In most cases, the only way to remove a cloud on a property title is to go through a legal process known as a quiet title action or lawsuit, during which an adverse claim or cloud on the title to real property is removed. In the lawsuit, the owner or plaintiff names all of the defendants who might have an interest in the property's title, to include prior owners, descendants, and lienholders. However, in some cases, a quiet title action is a so-called friendly lawsuit, in which there is no opposition from defendants. In those cases, a lawsuit is filed primarily to give the public constructive notice of the plaintiff's claim. The time frame to complete a quiet title action usually depends on the actions taken by the plaintiffs, the amount of time the plaintiffs have to respond to the complaint that was filed with the lawsuit, and any statutory public notice requirements that must be met. For example, here in Florida, it can take anywhere from three to six months to complete a quiet title action. After all of the statutory procedures involved in a quiet title action have been completed, the judge hearing the case will make a decision based on the evidence presented by both parties.

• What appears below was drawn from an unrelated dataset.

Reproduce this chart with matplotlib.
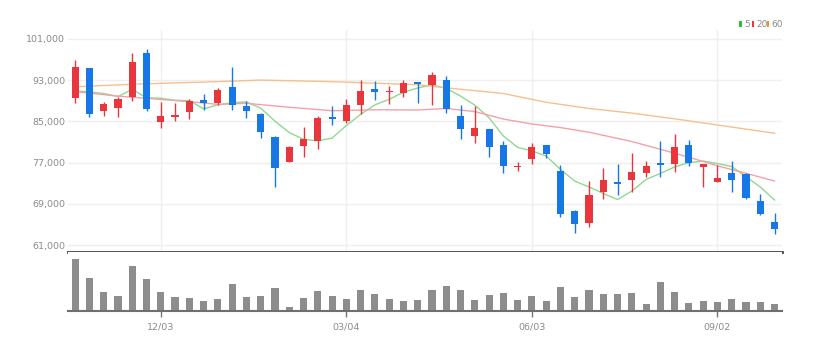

And if the lawsuit is decided in the plaintiff's favor, the judge will order that a final judgment be issued that removes the cloud from the property's title.

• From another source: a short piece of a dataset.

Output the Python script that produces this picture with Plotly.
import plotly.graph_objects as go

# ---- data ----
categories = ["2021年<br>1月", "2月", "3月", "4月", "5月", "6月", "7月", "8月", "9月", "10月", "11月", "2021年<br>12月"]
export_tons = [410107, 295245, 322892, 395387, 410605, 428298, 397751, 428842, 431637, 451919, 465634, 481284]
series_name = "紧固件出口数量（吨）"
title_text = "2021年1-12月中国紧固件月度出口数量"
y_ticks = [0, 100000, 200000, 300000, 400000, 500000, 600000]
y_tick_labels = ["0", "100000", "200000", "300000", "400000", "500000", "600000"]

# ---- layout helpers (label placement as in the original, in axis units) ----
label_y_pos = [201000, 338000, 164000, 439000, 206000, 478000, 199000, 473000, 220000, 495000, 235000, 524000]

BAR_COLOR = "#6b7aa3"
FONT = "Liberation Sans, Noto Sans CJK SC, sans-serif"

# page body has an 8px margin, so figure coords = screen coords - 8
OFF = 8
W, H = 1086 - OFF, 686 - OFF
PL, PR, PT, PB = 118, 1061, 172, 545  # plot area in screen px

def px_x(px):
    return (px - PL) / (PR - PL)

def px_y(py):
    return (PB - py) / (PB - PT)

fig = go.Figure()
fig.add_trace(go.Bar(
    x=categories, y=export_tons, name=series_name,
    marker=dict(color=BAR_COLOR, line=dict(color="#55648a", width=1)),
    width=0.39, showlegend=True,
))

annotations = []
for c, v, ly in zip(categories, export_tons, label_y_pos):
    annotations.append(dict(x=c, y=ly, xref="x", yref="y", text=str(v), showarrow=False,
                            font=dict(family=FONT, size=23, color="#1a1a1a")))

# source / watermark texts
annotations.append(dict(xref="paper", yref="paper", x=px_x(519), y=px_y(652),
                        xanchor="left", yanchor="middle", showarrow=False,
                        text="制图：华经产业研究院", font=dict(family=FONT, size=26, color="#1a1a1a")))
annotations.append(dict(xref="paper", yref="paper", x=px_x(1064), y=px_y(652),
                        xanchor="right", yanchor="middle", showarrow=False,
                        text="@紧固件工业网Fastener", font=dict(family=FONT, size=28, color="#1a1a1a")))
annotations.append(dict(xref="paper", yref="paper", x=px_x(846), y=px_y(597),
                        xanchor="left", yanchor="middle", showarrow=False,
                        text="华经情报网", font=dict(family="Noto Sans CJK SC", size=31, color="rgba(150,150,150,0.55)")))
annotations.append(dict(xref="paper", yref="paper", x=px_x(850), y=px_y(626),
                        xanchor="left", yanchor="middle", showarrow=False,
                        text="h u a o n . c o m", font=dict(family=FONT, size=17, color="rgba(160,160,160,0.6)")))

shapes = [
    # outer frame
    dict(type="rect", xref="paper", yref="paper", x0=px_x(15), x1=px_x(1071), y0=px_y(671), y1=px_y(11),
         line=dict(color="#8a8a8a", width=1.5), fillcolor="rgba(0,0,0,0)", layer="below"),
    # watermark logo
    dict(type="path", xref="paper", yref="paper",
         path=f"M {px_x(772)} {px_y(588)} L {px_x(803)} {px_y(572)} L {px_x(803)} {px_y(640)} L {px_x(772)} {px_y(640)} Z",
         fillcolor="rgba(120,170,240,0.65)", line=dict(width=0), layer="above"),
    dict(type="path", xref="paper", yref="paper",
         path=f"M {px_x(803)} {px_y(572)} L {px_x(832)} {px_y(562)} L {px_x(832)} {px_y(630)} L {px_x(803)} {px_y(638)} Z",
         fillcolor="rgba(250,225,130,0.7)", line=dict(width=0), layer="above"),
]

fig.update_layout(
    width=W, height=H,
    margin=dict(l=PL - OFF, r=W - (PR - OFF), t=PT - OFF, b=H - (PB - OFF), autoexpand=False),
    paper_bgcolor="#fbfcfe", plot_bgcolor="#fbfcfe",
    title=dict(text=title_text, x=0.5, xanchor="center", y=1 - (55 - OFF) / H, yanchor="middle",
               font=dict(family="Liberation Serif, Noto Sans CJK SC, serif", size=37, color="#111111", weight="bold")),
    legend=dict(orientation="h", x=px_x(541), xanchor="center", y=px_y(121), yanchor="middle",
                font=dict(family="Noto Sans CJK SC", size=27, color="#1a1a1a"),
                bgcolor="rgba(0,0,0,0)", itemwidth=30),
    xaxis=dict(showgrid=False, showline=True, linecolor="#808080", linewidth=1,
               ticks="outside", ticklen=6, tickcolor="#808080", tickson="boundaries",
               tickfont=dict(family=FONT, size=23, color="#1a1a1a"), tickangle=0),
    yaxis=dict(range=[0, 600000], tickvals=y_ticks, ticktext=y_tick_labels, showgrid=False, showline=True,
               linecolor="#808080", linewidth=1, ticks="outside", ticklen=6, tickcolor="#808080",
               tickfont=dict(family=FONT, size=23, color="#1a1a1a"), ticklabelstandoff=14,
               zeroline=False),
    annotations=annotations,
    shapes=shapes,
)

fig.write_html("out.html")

Once I have property with title problems under option, I hire an experienced professional title abstractor or researcher to do a title search at the public records library in the county where the property's title is recorded. And just as soon as I get the property's title report, I send it to my real estate attorney, who files a quiet title lawsuit, in which all the parties claiming an interest in the property are named as defendants. At the same time, the required legal notices are published in the court's paper of record to give the public notice of the lawsuit. I
usually end up paying my attorney between $800 and $1,200 to handle a quiet title action for me.